[PATCH 20/34] xfs: remove all the inodes on a buffer from the AIL in bulk

Alex Elder aelder at sgi.com
Tue Dec 21 20:20:46 CST 2010


On Tue, 2010-12-21 at 18:29 +1100, Dave Chinner wrote:
> From: Dave Chinner <dchinner at redhat.com>
> 
> When inode buffer IO completes, usually all of the inodes are removed from the
> AIL. This involves processing them one at a time and taking the AIL lock once
> for every inode. When all CPUs are processing inode IO completions, this causes
> excessive amount sof contention on the AIL lock.
> 
> Instead, change the way we process inode IO completion in the buffer
> IO done callback.
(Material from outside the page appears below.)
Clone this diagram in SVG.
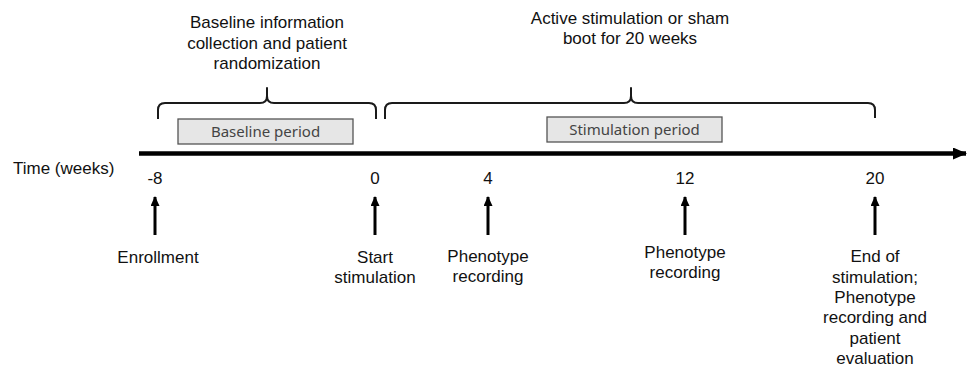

Allow the inode IO done callback to walk the list
> of IO done callbacks and pull all the inodes off the buffer in one
> go and then process them as a batch.
> 
> Once all the inodes for removal are collected, take the AIL lock
> once and do a bulk removal operation to minimise traffic on the AIL
> lock.
> 
> Signed-off-by: Dave Chinner <dchinner at redhat.com>
> Reviewed-by: Christoph Hellwig <hch at lst.de>

One question, below.		-Alex

. . .

> @@ -861,28 +910,37 @@ xfs_iflush_done(
>  	 * the lock since it's cheaper, and then we recheck while
>  	 * holding the lock before removing the inode from the AIL.
>  	 */
> -	if (iip->ili_logged && lip->li_lsn == iip->ili_flush_lsn) {
> +	if (need_ail) {
> +		struct xfs_log_item *log_items[need_ail];

What's the worst-case value of need_ail we might see here?